Bilimsel, takipçi ve gerektiği kadar ayrıntıcı
Vestel hızlı ve akıllı bir şirket. Elbette bunda üst yönetimin iş yapış
biçimi var. İşi yapmanın cesaret gerektirdiği ancak sürdürmek için de
yöneticilerle konsensüs sağlamak gerektiğine inanıyor Levent Hatay. Kendisinin
de astlarından onay alarak yürüdüğünü, öğrettiğini ve verilen sözlerin yerine
getirilmesi konusunda hassasiyeti olduğunu söylüyor. Birden fazla aynı hatayı
yapanı uyardığını ve problemi çok net ifade ettiğini dile getiriyor. Hata
sonrası gelen iyileşme ile eksilerin pozitife döndüğünü de kaydeden Hatay,
bilimsel çalışanların kendisiyle rahat çalışacağına inanıyor. Hatay, ayrıntıları
önemsediğini ama ayrıntılarla boğulmadığını ifade ediyor. Eğer bir kriz varsa o
zaman ayrıntılar önem kazanır diyen icra kurulu üyesi, her toplantı sonrasında
notlar aldığını ve notların gereklerini takip ettiğini söylüyor.
Dünya teknolojide nereye gidiyor?
"Dünyanın oluşumundan 2008'in başına kadar üretilen bilgiden çok daha fazlası
2008'de bir yıl içinde üretildi. Dolayısıyla bilgi her yerde. Bu nedenle bilgiye
sahip olan değil de karar verebilen yönetici önemli olacak." diyen Levent Hatay,
gelecekte IP TV'nin alışılagelmiş tüm sistemlerin dışında bilgiyi kullanıma daha
da fazla sokacağını söylüyor. Bir örnek olarak da seyrettiği filmdeki bazı
ayrıntıların bilgi etiketleriyle zenginleştirildiğini, bunun da içeriği
anlamakta çok katkı sağladığını belirtiyor.
Tüm cihazların birbiriyle etkileşerek konuştuğu, televizyonun internet görevi
gördüğü ve artık istemediğiniz içeriği izlemek durumunda kalmayacağımız bir
dünyaya doğru gittiğimizi de söyleyen Hatay, dünyadaki her eve IP denilen o
kablonun geleceğini, şimdi USP ile taşınan içeriğin artık bu kabloyla kolaylıkla
ulaşacağını vurguluyor. Vestel'in dijital yakınsama adı verilen gelecek
dünyasında önemli bir oyuncu olacağına inandığını da anlatan Hatay, "Ar-Ge'miz
gelecekte kullanılacak pek çok yenilik için hazırlık yapıyor.
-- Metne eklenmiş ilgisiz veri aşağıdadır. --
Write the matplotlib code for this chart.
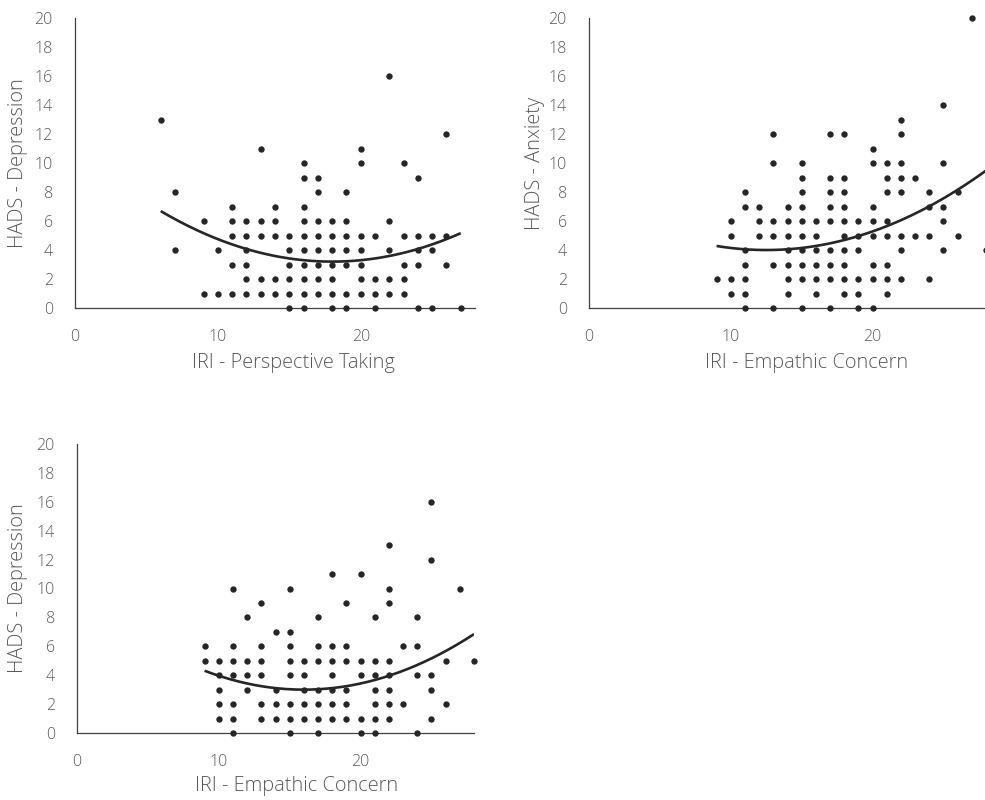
import numpy as np
import matplotlib
matplotlib.use("Agg")
import matplotlib.pyplot as plt

plt.rcParams['font.family'] = ['Open Sans', 'DejaVu Sans']

# IRI Perspective Taking vs HADS Depression: scores grouped by y level
pt_dep_levels = [16, 13, 12, 11, 10, 9, 8, 7, 6, 5, 4, 3, 2, 1, 0]
pt_dep_x = [
    [22],
    [6],
    [26],
    [13, 20],
    [16, 20, 23],
    [16, 17, 24],
    [7, 17, 19],
    [11, 14, 16],
    [9, 11, 12, 13, 14, 16, 17, 18, 19, 22],
    [11, 12, 13, 14, 15, 16, 17, 18, 19, 20, 21, 23, 24, 25, 26],
    [7, 10, 12, 15, 16, 17, 18, 19, 20, 22, 24, 25],
    [11, 12, 15, 16, 17, 18, 19, 20, 23, 24, 26],
    [12, 13, 14, 15, 16, 17, 18, 20, 21, 22, 23],
    [9, 10, 11, 12, 13, 14, 15, 16, 17, 18, 19, 20, 21, 22, 23],
    [15, 16, 18, 19, 21, 24, 25, 27],
]
# quadratic trend (a, b, c) for y = a*x^2 + b*x + c
pt_dep_trend = [0.0242, -0.8712, 11.04]

# IRI Empathic Concern vs HADS Anxiety
ec_anx_levels = [20, 14, 13, 12, 11, 10, 9, 8, 7, 6, 5, 4, 3, 2, 1, 0]
ec_anx_x = [
    [27],
    [25],
    [22],
    [13, 17, 18, 22],
    [20],
    [13, 15, 20, 21, 22, 25],
    [15, 17, 18, 21, 22, 23],
    [11, 15, 17, 18, 21, 22, 24, 26],
    [11, 12, 14, 15, 17, 18, 20, 24, 25],
    [10, 12, 13, 14, 15, 16, 17, 18, 19, 20, 21, 25],
    [10, 12, 13, 14, 15, 16, 18, 19, 20, 21, 22, 23, 24, 26],
    [11, 14, 15, 16, 17, 18, 19, 22, 25, 28],
    [11, 13, 14, 15, 16, 17, 18, 20, 21],
    [9, 10, 11, 14, 15, 16, 17, 18, 19, 20, 21, 22, 24],
    [10, 11, 14, 16, 18, 19, 21],
    [11, 13, 15, 17, 19, 20],
]
ec_anx_trend = [0.0228, -0.570, 7.56]

# IRI Empathic Concern vs HADS Depression
ec_dep_levels = [16, 13, 12, 11, 10, 9, 8, 7, 6, 5, 4, 3, 2, 1, 0]
ec_dep_x = [
    [25],
    [22],
    [25],
    [18, 20],
    [11, 15, 22, 27],
    [13, 19, 22],
    [12, 17, 21, 24],
    [14, 15],
    [9, 11, 13, 15, 17, 18, 19, 23, 24],
    [9, 10, 11, 12, 13, 15, 16, 17, 18, 19, 20, 21, 22, 26, 28],
    [10, 11, 12, 13, 15, 16, 18, 20, 21, 22, 24, 25],
    [10, 12, 14, 16, 17, 18, 19, 21, 22, 25],
    [10, 11, 13, 14, 15, 16, 17, 18, 19, 21, 22, 23, 26],
    [10, 11, 13, 14, 15, 16, 17, 18, 19, 20, 21, 22, 25],
    [11, 15, 17, 20, 21, 24],
]
ec_dep_trend = [0.0267, -0.8544, 9.835]

x_labels = ["IRI - Perspective Taking", "IRI - Empathic Concern", "IRI - Empathic Concern"]
y_labels = ["HADS - Depression", "HADS - Anxiety", "HADS - Depression"]
x_ticks = [0, 10, 20]
y_ticks = list(range(0, 21, 2))

TEXT = "#595959"
INK = "#262626"

W, H = 985, 800
fig = plt.figure(figsize=(W / 100, H / 100), dpi=100)


def frac(left, top, right, bottom):
    return [left / W, 1 - bottom / H, (right - left) / W, (bottom - top) / H]


boxes = [frac(75, 18, 475, 308), frac(589, 18, 986, 308), frac(77, 444, 474, 733)]
# title anchor points in axes coordinates: (x-title x, x-title y, y-title x)
title_pos = [(0.546, -0.188, -0.142), (0.548, -0.188, -0.136), (0.554, -0.184, -0.149)]
panels = [
    (pt_dep_levels, pt_dep_x, pt_dep_trend),
    (ec_anx_levels, ec_anx_x, ec_anx_trend),
    (ec_dep_levels, ec_dep_x, ec_dep_trend),
]

for box, (levels, xs, trend), xl, yl, tp in zip(boxes, panels, x_labels, y_labels, title_pos):
    ax = fig.add_axes(box)
    px = np.array([v for row in xs for v in row], dtype=float)
    py = np.array([lv for lv, row in zip(levels, xs) for _ in row], dtype=float)
    ax.scatter(px, py, s=21, color=INK, zorder=3, linewidths=0, clip_on=False)

    # second-order polynomial trend line over the data range
    xx = np.linspace(px.min(), px.max(), 200)
    ax.plot(xx, np.polyval(trend, xx), color=INK, lw=1.9, zorder=4,
            solid_capstyle='butt')

    ax.set_xlim(0, 28)
    ax.set_ylim(0, 20)
    ax.set_xticks(x_ticks)
    ax.set_yticks(y_ticks)
    for s in ["top", "right"]:
        ax.spines[s].set_visible(False)
    for s in ["left", "bottom"]:
        ax.spines[s].set_color("#404040")
        ax.spines[s].set_linewidth(0.9)
    ax.tick_params(length=0, colors=TEXT, labelsize=11.5)
    ax.tick_params(axis='x', pad=15)
    ax.tick_params(axis='y', pad=16)
    for lab in ax.get_xticklabels() + ax.get_yticklabels():
        lab.set_fontweight('light')
    ax.set_xlabel(xl, fontsize=14.4, color=TEXT, fontweight='light', va='center')
    ax.set_ylabel(yl, fontsize=14.4, color=TEXT, fontweight='light', va='center')
    ax.xaxis.set_label_coords(tp[0], tp[1])
    ax.yaxis.set_label_coords(tp[2], 0.5)
    ax.patch.set_alpha(0)

fig.savefig("out.png", dpi=100)
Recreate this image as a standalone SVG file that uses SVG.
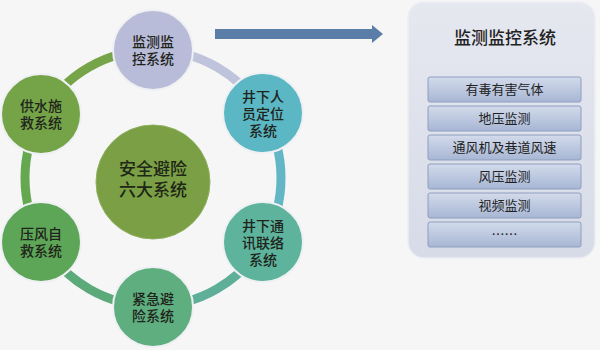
<svg xmlns="http://www.w3.org/2000/svg" width="600" height="350" viewBox="0 0 600 350">
<defs>
<linearGradient id="panelG" x1="0" y1="0" x2="0" y2="1">
<stop offset="0" stop-color="#e6e8f0"/>
<stop offset="1" stop-color="#d6dbe7"/>
</linearGradient>
<linearGradient id="itemG" x1="0" y1="0" x2="0" y2="1">
<stop offset="0" stop-color="#d3dbeb"/>
<stop offset="1" stop-color="#a7b6d4"/>
</linearGradient>
<style>
.node circle{stroke:#eef0f3;stroke-width:2}
.nt{font-family:"Noto Sans CJK SC","Noto Sans",sans-serif;font-size:14px;fill:#1e231b;text-anchor:middle;font-weight:500}
.ct{font-family:"Noto Sans CJK SC","Noto Sans",sans-serif;font-size:17px;fill:#1e2616;text-anchor:middle;font-weight:500}
.arc{fill:none;stroke-width:9}
.item rect{fill:url(#itemG);stroke:#8e9ebf;stroke-width:1}
.it{font-family:"Noto Sans CJK SC","Noto Sans",sans-serif;font-size:13px;fill:#222;text-anchor:middle}
</style>
</defs>
<rect width="600" height="350" fill="#f6f6f6"/>
<g id="connectors">
<path class="arc" stroke="#bfc3dc" d="M153,50 A128,128 0 0 1 263.85,114"/>
<path class="arc" stroke="#62b6c6" d="M263.85,114 A128,128 0 0 1 263.85,242"/>
<path class="arc" stroke="#5eae98" d="M263.85,242 A128,128 0 0 1 153,306"/>
<path class="arc" stroke="#5ca97a" d="M153,306 A128,128 0 0 1 42.15,242"/>
<path class="arc" stroke="#64a84f" d="M42.15,242 A128,128 0 0 1 42.15,114"/>
<path class="arc" stroke="#75a548" d="M42.15,114 A128,128 0 0 1 153,50"/>
<g id="arrow" fill="#5a7ea8">
<rect x="215" y="29" width="158" height="10"/>
<polygon points="372,25 383,34 372,43"/>
</g>
</g>
<g id="center" class="node">
<circle cx="153" cy="182" r="57" fill="#7a9f45" style="stroke:#8fb05e;stroke-width:1"/>
<text class="ct" x="153" y="175">安全避险<tspan x="153" dy="21">六大系统</tspan></text>
</g>
<g id="n-top" class="node">
<circle cx="153" cy="50" r="40" fill="#b9bcd8"/>
<text class="nt" x="153" y="47">监测监<tspan x="153" dy="17">控系统</tspan></text>
</g>
<g id="n-ur" class="node">
<circle cx="263" cy="113" r="40" fill="#5cb7c4"/>
<text class="nt" x="263" y="102">井下人<tspan x="263" dy="17">员定位</tspan><tspan x="263" dy="17">系统</tspan></text>
</g>
<g id="n-lr" class="node">
<circle cx="263" cy="242" r="40" fill="#5db39c"/>
<text class="nt" x="263" y="231">井下通<tspan x="263" dy="17">讯联络</tspan><tspan x="263" dy="17">系统</tspan></text>
</g>
<g id="n-bottom" class="node">
<circle cx="153" cy="307" r="40" fill="#5fae7f"/>
<text class="nt" x="153" y="304">紧急避<tspan x="153" dy="17">险系统</tspan></text>
</g>
<g id="n-ll" class="node">
<circle cx="41" cy="242" r="40" fill="#5ea657"/>
<text class="nt" x="41" y="239">压风自<tspan x="41" dy="17">救系统</tspan></text>
</g>
<g id="n-ul" class="node">
<circle cx="41" cy="114" r="40" fill="#74a447"/>
<text class="nt" x="41" y="111">供水施<tspan x="41" dy="17">救系统</tspan></text>
</g>
<g id="panel">
<rect x="408" y="2" width="187" height="256" rx="16" fill="url(#panelG)" stroke="#eceef3" stroke-width="1.5"/>
<text class="ct" x="505" y="44" style="fill:#222">监测监控系统</text>
<g class="item"><rect x="428" y="77" width="153" height="25" rx="2"/><text class="it" x="504.5" y="94">有毒有害气体</text></g>
<g class="item"><rect x="428" y="106" width="153" height="25" rx="2"/><text class="it" x="504.5" y="123">地压监测</text></g>
<g class="item"><rect x="428" y="135" width="153" height="25" rx="2"/><text class="it" x="504.5" y="152">通风机及巷道风速</text></g>
<g class="item"><rect x="428" y="164" width="153" height="25" rx="2"/><text class="it" x="504.5" y="181">风压监测</text></g>
<g class="item"><rect x="428" y="193" width="153" height="25" rx="2"/><text class="it" x="504.5" y="210">视频监测</text></g>
<g class="item"><rect x="428" y="222" width="153" height="25" rx="2"/><text class="it" x="504.5" y="239">……</text></g>
</g>
</svg>
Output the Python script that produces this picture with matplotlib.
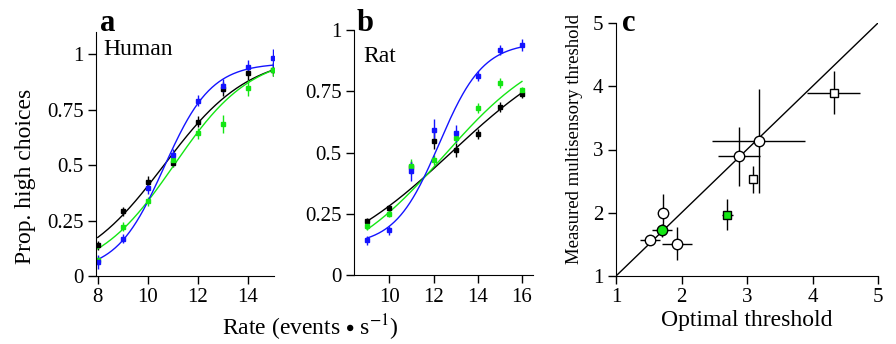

Biz geleceğe
hazırız." diyor.
Müşteriyle vakit geçirmeyi seviyoruz
Zorlu Holding Yönetim Kurulu Başkanı Ahmet Nazif Zorlu'dan başlayarak
müşteriyle vakit geçirmeyi seven bir kültürleri olduğunu söyleyen Vestel İcra
Kurulu Üyesi Hatay, "Bu da bizi pazarda güçlü kılıyor." diyor ve şirket olarak
güçlendirilmeye açık alanlarını sıralıyor: "Aslında sorunumuz Türkiye'nin sorunu
ile aynı. Üniversite?sanayi işbirliği istenildiği kadar güçlü değil. Çok büyük
olmamıza rağmen devlet desteği alamamış ve LCD'de panel cam üretimi
yapamamıştık. Büyük bir fırsatı kaçırdık. Bunun üstesinden de Ar-Ge'deki
üstünlüklerimizle gelmeye çalışıyoruz."